Mary Kirby: During development on Dragon Age: Inquisition, we started holding “DA weeks.” One week every few months where everyone would work on creative projects that were related to DA, but might not actually be game content. My project for one of them was to write “Hard in Hightown” in codex form – which meant as a series of drabbles. Codex entries can be only 500 words long, max. I managed about half of what eventually went into DAI during that week. (And the rest when we actually did the codex writing later.)
Flash forward a couple of years. We had finished up Trespasser, and I got an IM out of the blue from our Creative Director, Mike Laidlaw asking me if I would be interested in fleshing out and publishing Hard in Hightown as a novella. I think my reaction was, “Sure! But, is that a thing people would actually want to read?”
HPP: Hard In Hightown is clearly a must-have for Dragon Age fans. So, what would entice fans that have no clue what Dragon Age is, to read Hard In Hightown?
Mary Kirby: Oh jeez. If you like mystery crime novels, but think they just need more swords, this might be your book?
HPP: I noticed Hawke on the beautiful cover of ‘Hard in Hightown’ and the mention of Merrill and got a tad bit excited. Is there any chance we’ll see some cameos from other characters counterparts, such as Isabela, Fenris, Aveline, etc? Or should I go cry into my Isabela shirt in woe?
Mary Kirby: All of Varric’s friends (and also Sebastian) appear in the story. All the names are changed to protect the dwarf from the wrath of his buddies. Mostly Aveline. (The original joke was that the book started a fist fight in the guard barracks over who the inspiration for “Donnen Brennokovic” was, since the name is a mashup of Donnic and Brennan.) Some are just cameos.
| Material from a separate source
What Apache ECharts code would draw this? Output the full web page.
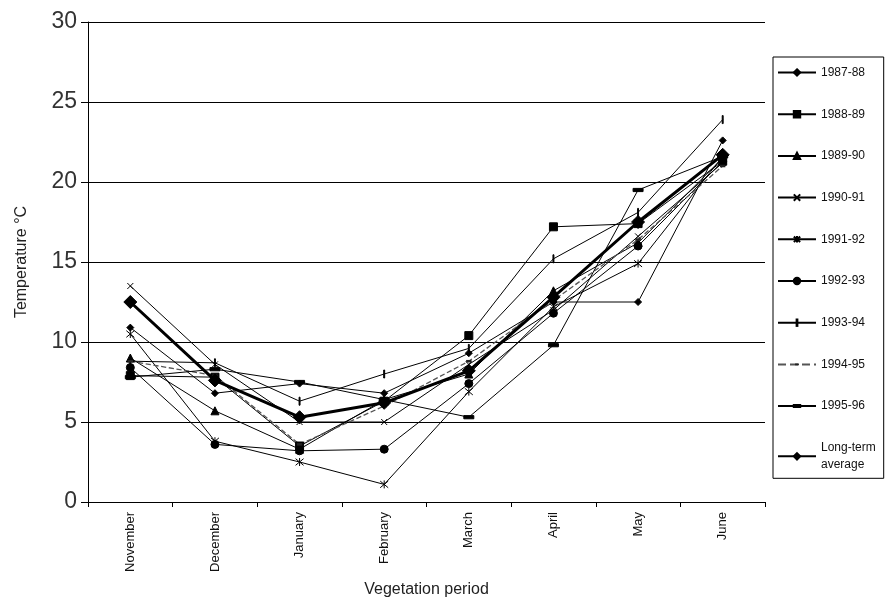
<!DOCTYPE html>
<html>
<head>
<meta charset="utf-8">
<script src="https://cdn.jsdelivr.net/npm/echarts@6/dist/echarts.min.js"></script>
<style>html,body{margin:0;padding:0;background:#fff}#c{width:885px;height:608px}</style>
</head>
<body>
<div id="c"></div>
<script>
var categories = ['November','December','January','February','March','April','May','June'];
var yTicks = [0, 5, 10, 15, 20, 25, 30];
var names = ['1987-88','1988-89','1989-90','1990-91','1991-92','1992-93','1993-94','1994-95','1995-96','Long-term average'];
var s8788 = [10.9, 6.8, 7.4, 6.8, 9.3, 12.5, 12.5, 22.6];
var s8889 = [7.9, 7.8, 3.5, 6.3, 10.4, 17.2, 17.4, 21.3];
var s8990 = [9.0, 5.7, 3.3, 6.4, 8.0, 13.2, 16.2, 21.5];
var s9091 = [13.5, 8.6, 5.0, 5.0, 8.6, 12.0, 16.6, 21.2];
var s9192 = [10.5, 3.8, 2.5, 1.1, 6.9, 12.2, 14.9, 21.6];
var s9293 = [8.4, 3.6, 3.2, 3.3, 7.4, 11.8, 16.0, 21.3];
var s9394 = [8.8, 8.7, 6.3, 8.0, 9.6, 15.2, 18.1, 23.9];
var s9495 = [8.8, 7.9, 3.6, 6.0, 8.8, 12.6, 16.4, 21.0];
var s9596 = [7.8, 8.3, 7.5, 6.4, 5.3, 9.8, 19.5, 21.6];
var avg   = [12.5, 7.6, 5.3, 6.2, 8.2, 12.8, 17.5, 21.7];

var FONT = '"Liberation Sans", Arial, sans-serif';
var xMark = 'path://M0,0L10,10M10,0L0,10';
var astMark = 'path://M0,0L10,10M10,0L0,10M5,-1L5,11';
var plusMark = 'path://M0,0M10,10M4.4,0L5.6,0L5.6,10L4.4,10Z';
var smallDash = 'path://M0,0M10,10M2,3.6L8,3.6L8,6.4L2,6.4Z';
var bigDash = 'path://M0,0M10,10M0,3.4L10,3.4L10,6.6L0,6.6Z';

function mk(name, data, symbol, size, extra) {
  var s = {
    name: name, type: 'line', data: data,
    symbol: symbol, symbolSize: size,
    lineStyle: { color: '#000', width: 1 },
    itemStyle: { color: '#000', borderColor: '#000', borderWidth: 1 },
    emphasis: { disabled: true },
    animation: false, z: 2
  };
  if (extra) { for (var k in extra) s[k] = extra[k]; }
  return s;
}

var series = [
  mk(names[0], s8788, 'diamond', 7),
  mk(names[1], s8889, 'rect', 8),
  mk(names[2], s8990, 'triangle', 8),
  mk(names[3], s9091, xMark, 6),
  mk(names[4], s9192, astMark, 8),
  mk(names[5], s9293, 'circle', 8),
  mk(names[6], s9394, plusMark, 8),
  mk(names[7], s9495, smallDash, 9, { lineStyle: { color: '#555', width: 1.3, type: 'dashed' }, itemStyle: { color: '#222', borderColor: '#222', borderWidth: 0 } }),
  mk(names[8], s9596, bigDash, 10),
  mk(names[9], avg, 'diamond', 13, { lineStyle: { color: '#000', width: 3 }, z: 5 })
];

var chart = echarts.init(document.getElementById('c'), null, { renderer: 'canvas' });
chart.setOption({
  backgroundColor: '#fff',
  animation: false,
  textStyle: { fontFamily: FONT },
  grid: { left: 88, right: 120, top: 22, bottom: 106 },
  legend: {
    type: 'plain',
    orient: 'vertical', left: 773, top: 57,
    padding: [7, 8, 5, 4],
    borderColor: '#000', borderWidth: 1,
    itemWidth: 38, itemHeight: 8, itemGap: 24.7,
    data: names,
    formatter: function (n) { return n === 'Long-term average' ? 'Long-term\naverage' : n; },
    textStyle: { fontFamily: FONT, fontSize: 12, lineHeight: 17, color: '#111' }
  },
  xAxis: {
    type: 'category', data: categories, boundaryGap: true,
    name: 'Vegetation period', nameLocation: 'middle', nameGap: 80,
    nameTextStyle: { fontFamily: FONT, fontSize: 16, color: '#222' },
    axisLine: { lineStyle: { color: '#000', width: 1 } },
    axisTick: { show: true, alignWithLabel: false, length: 5, lineStyle: { color: '#000' } },
    axisLabel: { rotate: 90, fontFamily: FONT, fontSize: 13, color: '#111', margin: 10 },
    splitLine: { show: false }
  },
  yAxis: {
    type: 'value', min: 0, max: 30, interval: 5,
    name: 'Temperature °C', nameLocation: 'middle', nameGap: 58, nameRotate: 90,
    nameTextStyle: { fontFamily: FONT, fontSize: 16, color: '#222' },
    axisLine: { show: true, lineStyle: { color: '#000', width: 1 } },
    axisTick: { show: true, length: 7, lineStyle: { color: '#000' } },
    axisLabel: {
      fontFamily: FONT, fontSize: 23, color: '#333', margin: 11,
      formatter: function (v) { return yTicks.indexOf(v) >= 0 ? String(v) : ''; }
    },
    splitLine: { show: true, lineStyle: { color: '#000', width: 1.2 } }
  },
  series: series
});
</script>
</body>
</html>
Others (Hawke made the cover for a reason) are major characters. Isabela is definitely in there. You should probably consider her a beta reader for the book.
HPP: Varric has a lot of books under his belt. Are there any plans to publish any of his other works, such as Sword and Shields and Tales of The Inquisition’s Agents? Or is that perhaps thinking too far ahead?
Mary Kirby: I have no idea!
HPP: Last but not least, how does Varric feel about outselling Brother Genetivi’s Travels of A Chantry Scholar?
Mary Kirby: I imagine, if he can have “I out-sold that hack Genetivi,” carved over the gates to the Viscount’s Keep in Hightown, he will.
I had a complete blast talking to Mary about Hard in Hightown, and I cannot stress enough that if you’re a fan of Dragon Age then you should definitely consider pre-ordering as soon as you can.